COVID-19 Map input & output

A Coronavirus Clearinghouse for the World

As the world fights SARS-CoV-2, the numbers funnel through one critical Johns Hopkins map.

Words and Graphic by Katie Peek

One January day, Ensheng Dong was again watching the COVID-19 numbers in his home country of China. 

His PhD adviser, Lauren Gardner, suggested they create a dashboard. The team had previously built something similar to assess U.S. measles risks. Ensheng, a first-year PhD student at the Center for Systems Science and Engineering at Johns Hopkins University, had a working coronavirus map by the end of the day. 
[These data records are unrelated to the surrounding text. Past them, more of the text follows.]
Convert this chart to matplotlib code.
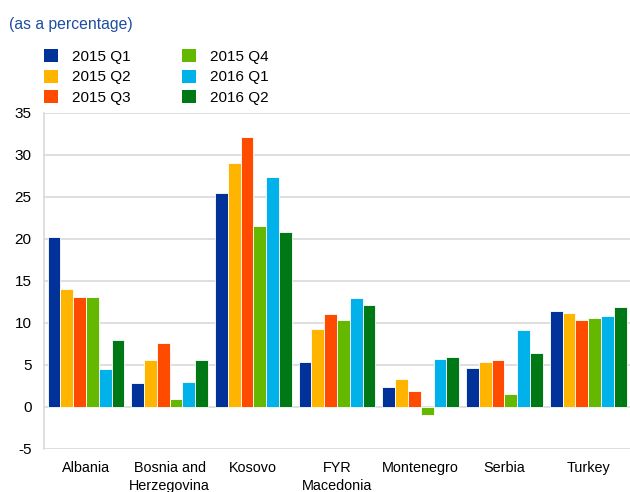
import numpy as np
import matplotlib.pyplot as plt
from matplotlib.patches import Patch

plt.rcParams['font.family'] = ['Liberation Sans', 'DejaVu Sans']
plt.rcParams['axes.unicode_minus'] = False

countries = ['Albania', 'Bosnia and\nHerzegovina', 'Kosovo', 'FYR\nMacedonia',
             'Montenegro', 'Serbia', 'Turkey']
series = ['2015 Q1', '2015 Q2', '2015 Q3', '2015 Q4', '2016 Q1', '2016 Q2']
colors = ['#003299', '#FFB400', '#FF4B00', '#65B800', '#00B1EA', '#007816']

q1_2015 = [20.2, 2.8, 25.5, 5.4, 2.4, 4.6, 11.4]
q2_2015 = [14.1, 5.6, 29.1, 9.3, 3.3, 5.3, 11.2]
q3_2015 = [13.1, 7.6, 32.1, 11.1, 1.9, 5.6, 10.3]
q4_2015 = [13.1, 1.0, 21.5, 10.4, -0.9, 1.5, 10.6]
q1_2016 = [4.5, 3.0, 27.4, 13.0, 5.7, 9.2, 10.8]
q2_2016 = [8.0, 5.6, 20.8, 12.2, 6.0, 6.4, 11.9]
values = [q1_2015, q2_2015, q3_2015, q4_2015, q1_2016, q2_2016]

fig = plt.figure(figsize=(6.3, 4.92), dpi=100)
ax = fig.add_axes([0.070, 0.0874, 0.93, 0.683])

x = np.arange(len(countries))
w = 0.153
for i, (vals, c) in enumerate(zip(values, colors)):
    ax.bar(x + (i - 2.5) * w, vals, w, color=c, edgecolor='white', linewidth=0.6, zorder=3)

ax.set_ylim(-5, 35)
ax.set_xlim(-0.5, 6.5)
ax.set_yticks(range(-5, 36, 5))
ax.set_xticks(x)
ax.set_xticklabels(countries, fontsize=10.4, linespacing=1.3)
ax.tick_params(axis='both', length=0, colors='#000000')
ax.tick_params(axis='y', labelsize=11, pad=9)
ax.tick_params(axis='x', pad=9)
ax.grid(axis='y', color='#d9d9d9', linewidth=1.2, zorder=0)
for s in ['top', 'right', 'bottom']:
    ax.spines[s].set_visible(False)
ax.spines['left'].set_color('#d9d9d9')
ax.spines['left'].set_linewidth(1.2)

fig.text(0.014, 0.951, '(as a percentage)', color='#1f4ea0', fontsize=11.3, va='center')

handles = [Patch(facecolor=c, edgecolor='none') for c in colors]
fig.legend(handles, series, loc='upper left', bbox_to_anchor=(0.0698, 0.900), ncol=2,
           frameon=False, fontsize=11, handlelength=0.92, handleheight=0.92,
           handletextpad=0.9, columnspacing=3.4, labelspacing=0.38, borderpad=0,
           borderaxespad=0)

plt.savefig('out.png', dpi=100)
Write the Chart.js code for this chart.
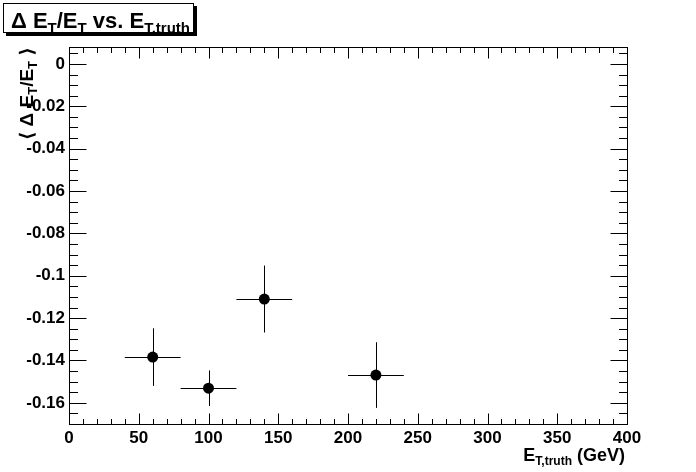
<!DOCTYPE html>
<html>
<head>
<meta charset="utf-8">
<script src="https://cdn.jsdelivr.net/npm/chart.js@4"></script>
<style>
  html, body { margin: 0; padding: 0; background: #fff; }
  #c { display: block; }
</style>
</head>
<body>
<canvas id="c" width="696" height="472"></canvas>
<script>
// данные: средний сдвиг dE/E в зависимости от E_T,truth
const energies = [60, 100, 140, 220];
const energyErr = [20, 20, 20, 20];
const meanRes = [-0.1384, -0.1531, -0.1110, -0.1469];
const meanResErr = [0.0136, 0.0084, 0.0158, 0.0155];

// деления осей
const xTicks = [0, 50, 100, 150, 200, 250, 300, 350, 400];
const yTicks = [0, -0.02, -0.04, -0.06, -0.08, -0.1, -0.12, -0.14, -0.16];

const FONT = "'Liberation Sans', Arial, 'DejaVu Sans', sans-serif";

// текст с нижними индексами
function drawRich(ctx, parts, x, y, align) {
  let total = 0;
  parts.forEach(p => {
    ctx.font = 'bold ' + p[1] + 'px ' + FONT;
    total += ctx.measureText(p[0]).width;
  });
  let cx = align === 'right' ? x - total : x;
  ctx.textAlign = 'left';
  ctx.textBaseline = 'alphabetic';
  parts.forEach(p => {
    ctx.font = 'bold ' + p[1] + 'px ' + FONT;
    ctx.fillText(p[0], cx, y + p[2]);
    cx += ctx.measureText(p[0]).width;
  });
}

// рамка, засечки в стиле ROOT, погрешности и подписи
const rootStyle = {
  id: 'rootStyle',
  beforeDraw(chart) {
    const ctx = chart.ctx;
    ctx.save();
    ctx.fillStyle = '#fff';
    ctx.fillRect(0, 0, chart.width, chart.height);
    ctx.restore();
  },
  beforeDatasetsDraw(chart) {
    const ctx = chart.ctx;
    const xs = chart.scales.x, ys = chart.scales.y;
    ctx.save();
    ctx.strokeStyle = '#000';
    ctx.lineWidth = 1;
    ctx.beginPath();
    energies.forEach((e, i) => {
      const px = Math.round(xs.getPixelForValue(e)) + 0.5;
      const py = Math.round(ys.getPixelForValue(meanRes[i])) + 0.5;
      ctx.moveTo(xs.getPixelForValue(e - energyErr[i]), py);
      ctx.lineTo(xs.getPixelForValue(e + energyErr[i]), py);
      ctx.moveTo(px, ys.getPixelForValue(meanRes[i] + meanResErr[i]));
      ctx.lineTo(px, ys.getPixelForValue(meanRes[i] - meanResErr[i]));
    });
    ctx.stroke();
    ctx.restore();
  },
  afterDraw(chart) {
    const ctx = chart.ctx;
    const a = chart.chartArea;
    const xs = chart.scales.x, ys = chart.scales.y;
    const L = Math.round(a.left) + 0.5, R = Math.round(a.right) + 0.5;
    const T = Math.round(a.top) + 0.5, B = Math.round(a.bottom) + 0.5;
    ctx.save();
    ctx.strokeStyle = '#000';
    ctx.lineWidth = 1;
    ctx.strokeRect(L, T, R - L, B - T);

    ctx.beginPath();
    // засечки по X: каждые 10, крупные каждые 50
    for (let v = 0; v <= 400; v += 10) {
      const px = Math.round(xs.getPixelForValue(v)) + 0.5;
      const len = v % 50 === 0 ? 11 : 5.5;
      ctx.moveTo(px, B); ctx.lineTo(px, B - len);
      ctx.moveTo(px, T); ctx.lineTo(px, T + len);
    }
    // засечки по Y: каждые 0.005, крупные каждые 0.02
    for (let k = -34; k <= 1; k++) {
      const v = k * 0.005;
      const py = Math.round(ys.getPixelForValue(v)) + 0.5;
      const len = k % 4 === 0 ? 17 : 8.5;
      ctx.moveTo(L, py); ctx.lineTo(L + len, py);
      ctx.moveTo(R, py); ctx.lineTo(R - len, py);
    }
    ctx.stroke();

    ctx.fillStyle = '#000';
    // подпись оси X
    drawRich(ctx, [['E', 18, 0], ['T,truth', 12, 4], [' (GeV)', 18, 0]], 625, 461, 'right');

    // подпись оси Y (повернута)
    ctx.save();
    ctx.translate(33, 47);
    ctx.rotate(-Math.PI / 2);
    drawRich(ctx, [['\u27E8 \u0394 E', 19, 0], ['T', 13, 4], ['/E', 19, 0], ['T', 13, 4], [' \u27E9', 19, 0]], 0, 0, 'right');
    ctx.restore();

    // заголовок в рамке с тенью
    ctx.fillRect(6, 6, 191, 30);
    ctx.fillStyle = '#fff';
    ctx.fillRect(3, 3, 191, 30);
    ctx.strokeRect(3.5, 3.5, 190, 29);
    ctx.fillStyle = '#000';
    drawRich(ctx, [['\u0394 E', 22, 0], ['T', 15, 5], ['/E', 22, 0], ['T', 15, 5], [' vs. E', 22, 0], ['T,truth', 15, 5]], 11, 28, 'left');
    ctx.restore();
  }
};

const labelFont = { family: FONT, size: 17, weight: 'bold' };

new Chart(document.getElementById('c'), {
  type: 'scatter',
  data: {
    datasets: [{
      data: energies.map((e, i) => ({ x: e, y: meanRes[i] })),
      pointRadius: 5.5,
      pointHoverRadius: 5.5,
      pointBackgroundColor: '#000',
      pointBorderColor: '#000',
      pointBorderWidth: 0,
      showLine: false
    }]
  },
  options: {
    responsive: false,
    animation: false,
    devicePixelRatio: 1,
    layout: { padding: { top: 47, right: 69, left: 0, bottom: 0 } },
    plugins: { legend: { display: false }, tooltip: { enabled: false }, title: { display: false } },
    scales: {
      x: {
        type: 'linear',
        min: 0, max: 400,
        grid: { display: false, drawTicks: false },
        border: { display: false },
        afterBuildTicks: s => { s.ticks = xTicks.map(v => ({ value: v })); },
        afterFit: s => { s.height = 48; },
        ticks: { font: labelFont, color: '#000', padding: 4, maxRotation: 0, autoSkip: false }
      },
      y: {
        type: 'linear',
        min: -0.17, max: 0.008,
        grid: { display: false, drawTicks: false },
        border: { display: false },
        afterBuildTicks: s => { s.ticks = yTicks.map(v => ({ value: v })); },
        afterFit: s => { s.width = 69; },
        ticks: {
          font: labelFont, color: '#000', padding: 4, autoSkip: false,
          callback: v => String(parseFloat(v.toFixed(3)))
        }
      }
    }
  },
  plugins: [rootStyle]
});
</script>
</body>
</html>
Four months later, Ensheng has seen the dashboard behind world leaders and across news sites. Many other virus trackers rely on it as a source, and the team maintaining it has grown to 25 people. “I had to drop a class,” he said of the project’s impact on his graduate career. “But it’s worth it.”

  • January 22

    The map dashboard launches, compiled singlehandedly by graduate student Ensheng Dong.

  • February 1

    The team expands the dashboard's default view from China to the globe.

  • February 26

    Traffic surpasses a billion pings a day. Servers crash. Esri, a private mapping company, helps host.

  • March 22

    The dashboard begins tracking U.S. COVID-19 cases at the county level.

  • April 9

    The JHU team adds a U.S.-focused tab to the dashboard.

  • May 15

    Map gets detailed regional numbers for Italy, Germany, Spain, and other countries.